■ AVAILABLE DATA ■
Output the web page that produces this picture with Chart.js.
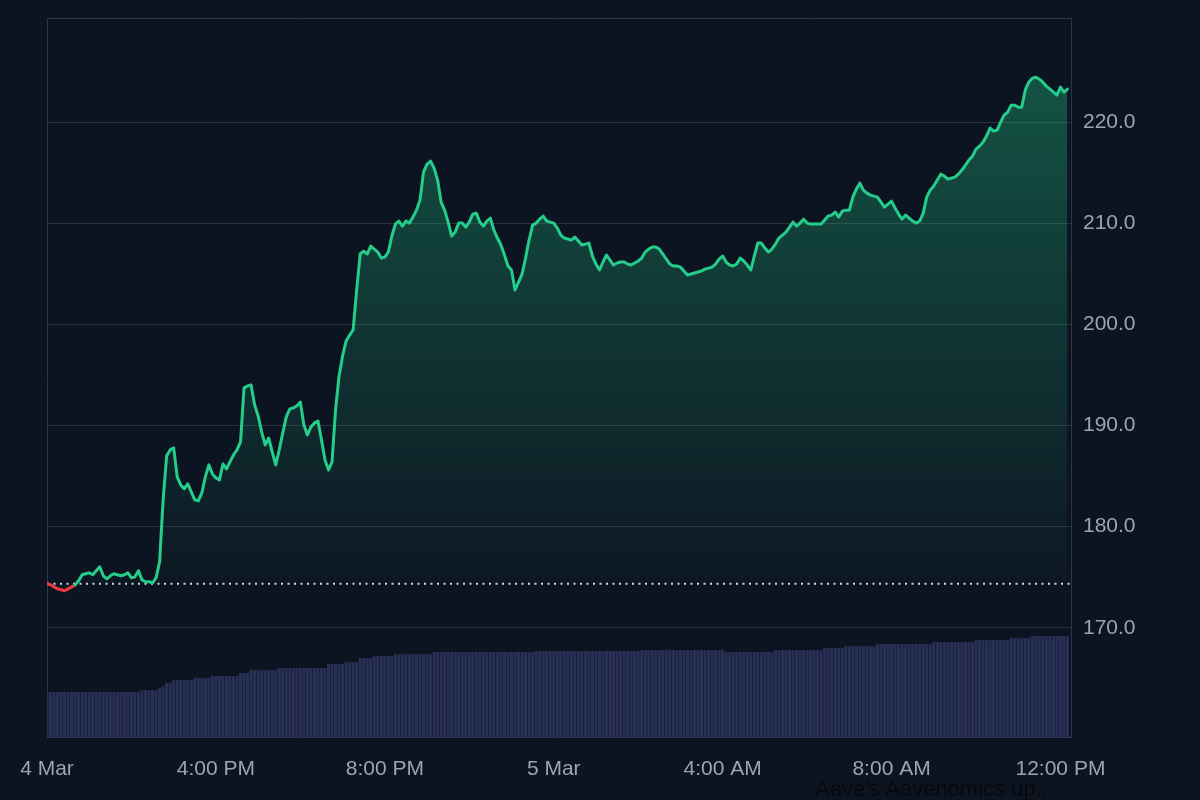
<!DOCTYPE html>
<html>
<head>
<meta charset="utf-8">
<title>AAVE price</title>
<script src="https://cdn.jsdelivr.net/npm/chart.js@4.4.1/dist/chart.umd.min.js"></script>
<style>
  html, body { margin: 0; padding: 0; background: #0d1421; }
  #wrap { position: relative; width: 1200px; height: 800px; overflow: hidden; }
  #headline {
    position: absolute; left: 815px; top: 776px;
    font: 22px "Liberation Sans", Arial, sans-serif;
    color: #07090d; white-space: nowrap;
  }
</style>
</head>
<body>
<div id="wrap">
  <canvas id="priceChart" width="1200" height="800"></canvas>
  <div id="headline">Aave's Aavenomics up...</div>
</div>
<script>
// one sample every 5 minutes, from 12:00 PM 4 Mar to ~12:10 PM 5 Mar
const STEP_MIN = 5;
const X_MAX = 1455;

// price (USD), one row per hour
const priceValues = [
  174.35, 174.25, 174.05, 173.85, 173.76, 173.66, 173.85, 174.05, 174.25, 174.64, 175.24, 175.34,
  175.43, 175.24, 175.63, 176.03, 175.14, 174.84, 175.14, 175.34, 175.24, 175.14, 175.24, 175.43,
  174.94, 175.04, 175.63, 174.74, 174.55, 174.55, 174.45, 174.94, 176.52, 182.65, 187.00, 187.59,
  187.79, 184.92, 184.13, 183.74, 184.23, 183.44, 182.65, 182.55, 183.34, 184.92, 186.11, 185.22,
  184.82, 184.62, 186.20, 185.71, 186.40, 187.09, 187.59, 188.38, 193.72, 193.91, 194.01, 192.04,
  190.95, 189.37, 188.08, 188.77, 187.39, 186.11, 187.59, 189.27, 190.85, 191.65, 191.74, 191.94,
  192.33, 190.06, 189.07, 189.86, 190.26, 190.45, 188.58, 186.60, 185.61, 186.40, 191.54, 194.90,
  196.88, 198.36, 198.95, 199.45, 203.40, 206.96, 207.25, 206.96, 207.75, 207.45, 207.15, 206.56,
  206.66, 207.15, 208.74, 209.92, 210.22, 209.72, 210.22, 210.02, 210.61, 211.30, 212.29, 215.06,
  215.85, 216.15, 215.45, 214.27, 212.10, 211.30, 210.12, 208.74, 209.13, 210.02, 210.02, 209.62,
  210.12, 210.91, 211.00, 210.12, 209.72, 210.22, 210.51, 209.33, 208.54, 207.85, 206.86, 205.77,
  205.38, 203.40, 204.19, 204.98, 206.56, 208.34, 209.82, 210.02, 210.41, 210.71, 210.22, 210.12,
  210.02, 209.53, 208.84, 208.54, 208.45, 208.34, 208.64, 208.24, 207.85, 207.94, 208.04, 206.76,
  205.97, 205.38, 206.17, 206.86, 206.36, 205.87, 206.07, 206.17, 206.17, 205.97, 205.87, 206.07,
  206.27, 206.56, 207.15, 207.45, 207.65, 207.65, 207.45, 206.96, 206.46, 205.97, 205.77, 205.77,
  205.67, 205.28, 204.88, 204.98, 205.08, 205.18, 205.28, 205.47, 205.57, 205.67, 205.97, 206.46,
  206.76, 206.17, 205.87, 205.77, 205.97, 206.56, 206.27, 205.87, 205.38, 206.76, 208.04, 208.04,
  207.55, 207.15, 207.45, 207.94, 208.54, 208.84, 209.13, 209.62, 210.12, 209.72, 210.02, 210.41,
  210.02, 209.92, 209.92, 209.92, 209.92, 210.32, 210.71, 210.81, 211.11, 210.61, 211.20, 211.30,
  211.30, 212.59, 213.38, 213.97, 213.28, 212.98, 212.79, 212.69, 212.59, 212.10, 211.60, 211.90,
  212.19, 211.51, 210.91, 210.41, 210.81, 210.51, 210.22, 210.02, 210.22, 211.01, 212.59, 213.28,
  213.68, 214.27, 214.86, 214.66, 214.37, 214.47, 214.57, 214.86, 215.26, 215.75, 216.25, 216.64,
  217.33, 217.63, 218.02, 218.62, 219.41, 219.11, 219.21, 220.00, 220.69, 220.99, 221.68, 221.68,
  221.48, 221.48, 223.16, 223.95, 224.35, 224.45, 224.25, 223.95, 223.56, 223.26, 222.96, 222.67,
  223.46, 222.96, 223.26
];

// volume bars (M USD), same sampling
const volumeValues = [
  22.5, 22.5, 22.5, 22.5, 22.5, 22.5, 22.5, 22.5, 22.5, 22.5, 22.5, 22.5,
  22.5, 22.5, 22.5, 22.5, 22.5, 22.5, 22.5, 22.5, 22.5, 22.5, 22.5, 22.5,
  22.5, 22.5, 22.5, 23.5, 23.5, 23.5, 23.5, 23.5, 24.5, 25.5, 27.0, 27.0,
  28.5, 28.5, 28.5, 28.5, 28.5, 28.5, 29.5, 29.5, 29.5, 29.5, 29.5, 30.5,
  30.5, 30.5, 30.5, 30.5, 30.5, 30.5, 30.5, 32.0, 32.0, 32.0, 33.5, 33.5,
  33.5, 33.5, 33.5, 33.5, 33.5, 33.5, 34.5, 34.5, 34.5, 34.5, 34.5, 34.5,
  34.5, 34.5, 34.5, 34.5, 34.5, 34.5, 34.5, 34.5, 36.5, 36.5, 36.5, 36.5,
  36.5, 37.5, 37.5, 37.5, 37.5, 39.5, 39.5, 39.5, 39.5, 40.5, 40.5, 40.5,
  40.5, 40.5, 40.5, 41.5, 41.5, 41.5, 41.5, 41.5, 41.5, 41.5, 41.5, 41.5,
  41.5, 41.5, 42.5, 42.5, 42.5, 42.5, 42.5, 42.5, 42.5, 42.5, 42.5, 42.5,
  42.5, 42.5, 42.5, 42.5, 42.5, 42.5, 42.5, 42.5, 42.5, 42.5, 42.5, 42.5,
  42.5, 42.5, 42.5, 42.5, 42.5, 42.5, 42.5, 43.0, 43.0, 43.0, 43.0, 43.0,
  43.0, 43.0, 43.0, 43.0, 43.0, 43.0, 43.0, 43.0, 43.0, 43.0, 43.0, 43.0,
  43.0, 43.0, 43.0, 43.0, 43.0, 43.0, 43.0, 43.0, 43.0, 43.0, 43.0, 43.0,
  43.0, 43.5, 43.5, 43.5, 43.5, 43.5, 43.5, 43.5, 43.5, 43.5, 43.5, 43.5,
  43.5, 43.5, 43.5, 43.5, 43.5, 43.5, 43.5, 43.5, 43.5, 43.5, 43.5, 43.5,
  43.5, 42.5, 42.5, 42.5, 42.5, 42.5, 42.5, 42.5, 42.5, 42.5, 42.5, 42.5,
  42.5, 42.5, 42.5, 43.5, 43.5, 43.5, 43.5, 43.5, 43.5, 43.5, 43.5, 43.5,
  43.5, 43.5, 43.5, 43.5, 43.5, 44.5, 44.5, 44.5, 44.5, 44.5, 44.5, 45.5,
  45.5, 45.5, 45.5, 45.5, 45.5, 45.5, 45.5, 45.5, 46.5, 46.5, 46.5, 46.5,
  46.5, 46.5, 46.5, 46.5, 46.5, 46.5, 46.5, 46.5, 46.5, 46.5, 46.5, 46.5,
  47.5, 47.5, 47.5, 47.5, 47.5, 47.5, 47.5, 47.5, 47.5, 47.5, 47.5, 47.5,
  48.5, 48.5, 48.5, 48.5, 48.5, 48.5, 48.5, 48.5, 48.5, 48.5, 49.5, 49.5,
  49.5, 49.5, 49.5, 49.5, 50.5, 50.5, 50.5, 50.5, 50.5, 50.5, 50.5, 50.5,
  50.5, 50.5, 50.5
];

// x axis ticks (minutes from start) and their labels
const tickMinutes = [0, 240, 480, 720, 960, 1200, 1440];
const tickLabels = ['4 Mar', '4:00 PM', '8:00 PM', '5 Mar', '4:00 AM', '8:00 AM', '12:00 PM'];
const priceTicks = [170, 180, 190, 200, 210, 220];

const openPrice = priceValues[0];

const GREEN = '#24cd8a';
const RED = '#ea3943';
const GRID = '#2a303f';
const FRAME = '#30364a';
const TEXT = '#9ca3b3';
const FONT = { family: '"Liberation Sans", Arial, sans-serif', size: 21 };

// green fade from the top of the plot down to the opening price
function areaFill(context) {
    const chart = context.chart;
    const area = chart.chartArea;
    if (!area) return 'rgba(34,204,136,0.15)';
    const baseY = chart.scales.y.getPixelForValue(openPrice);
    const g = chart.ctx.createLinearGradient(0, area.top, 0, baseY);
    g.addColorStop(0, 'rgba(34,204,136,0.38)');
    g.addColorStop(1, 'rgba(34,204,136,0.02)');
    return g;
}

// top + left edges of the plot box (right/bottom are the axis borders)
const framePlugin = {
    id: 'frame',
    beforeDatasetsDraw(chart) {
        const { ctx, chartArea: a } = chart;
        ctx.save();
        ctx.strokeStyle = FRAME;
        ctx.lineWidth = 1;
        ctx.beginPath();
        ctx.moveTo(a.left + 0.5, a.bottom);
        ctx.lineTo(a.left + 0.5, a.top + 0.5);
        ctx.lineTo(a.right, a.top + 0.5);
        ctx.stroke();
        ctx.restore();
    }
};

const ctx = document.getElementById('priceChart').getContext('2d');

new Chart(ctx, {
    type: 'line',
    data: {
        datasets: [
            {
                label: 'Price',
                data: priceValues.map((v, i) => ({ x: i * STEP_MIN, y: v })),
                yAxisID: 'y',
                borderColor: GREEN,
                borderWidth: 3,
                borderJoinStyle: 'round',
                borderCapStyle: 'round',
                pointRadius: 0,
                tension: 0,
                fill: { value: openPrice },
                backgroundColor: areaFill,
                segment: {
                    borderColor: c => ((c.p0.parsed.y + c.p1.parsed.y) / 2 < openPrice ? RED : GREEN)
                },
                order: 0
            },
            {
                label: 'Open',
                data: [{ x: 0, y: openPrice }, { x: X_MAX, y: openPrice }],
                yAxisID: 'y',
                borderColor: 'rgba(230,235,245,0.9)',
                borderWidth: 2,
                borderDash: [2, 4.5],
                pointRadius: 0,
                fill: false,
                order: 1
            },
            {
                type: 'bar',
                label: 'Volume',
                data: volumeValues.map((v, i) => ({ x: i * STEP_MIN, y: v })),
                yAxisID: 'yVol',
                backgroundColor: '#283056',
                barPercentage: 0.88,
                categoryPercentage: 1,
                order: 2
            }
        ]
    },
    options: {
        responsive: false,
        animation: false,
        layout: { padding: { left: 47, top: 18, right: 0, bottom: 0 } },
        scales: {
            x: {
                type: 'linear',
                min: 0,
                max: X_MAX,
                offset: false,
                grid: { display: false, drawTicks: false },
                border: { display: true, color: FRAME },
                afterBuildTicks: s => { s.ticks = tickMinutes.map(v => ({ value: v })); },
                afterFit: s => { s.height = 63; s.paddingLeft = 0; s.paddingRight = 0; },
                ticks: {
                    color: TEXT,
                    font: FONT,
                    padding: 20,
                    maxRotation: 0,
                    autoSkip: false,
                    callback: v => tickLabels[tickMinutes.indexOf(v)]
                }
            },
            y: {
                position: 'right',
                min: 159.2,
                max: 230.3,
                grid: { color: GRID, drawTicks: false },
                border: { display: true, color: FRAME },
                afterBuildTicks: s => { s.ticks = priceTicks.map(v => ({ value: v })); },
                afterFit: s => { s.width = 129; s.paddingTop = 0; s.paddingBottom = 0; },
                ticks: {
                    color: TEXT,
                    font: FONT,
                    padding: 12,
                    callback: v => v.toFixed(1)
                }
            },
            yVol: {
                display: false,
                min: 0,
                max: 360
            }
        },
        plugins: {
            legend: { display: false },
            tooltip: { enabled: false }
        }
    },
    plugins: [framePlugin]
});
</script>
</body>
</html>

■ WORK TO COMPLETE ■
Omit the pictures, then repeat exactly each line from the beginning of the listing through the line with "const X_MAX = 1455;".

■ EXERCISE ANSWER ■
Output the web page that produces this picture with Chart.js.
<!DOCTYPE html>
<html>
<head>
<meta charset="utf-8">
<title>AAVE price</title>
<script src="https://cdn.jsdelivr.net/npm/chart.js@4.4.1/dist/chart.umd.min.js"></script>
<style>
  html, body { margin: 0; padding: 0; background: #0d1421; }
  #wrap { position: relative; width: 1200px; height: 800px; overflow: hidden; }
  #headline {
    position: absolute; left: 815px; top: 776px;
    font: 22px "Liberation Sans", Arial, sans-serif;
    color: #07090d; white-space: nowrap;
  }
</style>
</head>
<body>
<div id="wrap">
  <canvas id="priceChart" width="1200" height="800"></canvas>
  <div id="headline">Aave's Aavenomics up...</div>
</div>
<script>
// one sample every 5 minutes, from 12:00 PM 4 Mar to ~12:10 PM 5 Mar
const STEP_MIN = 5;
const X_MAX = 1455;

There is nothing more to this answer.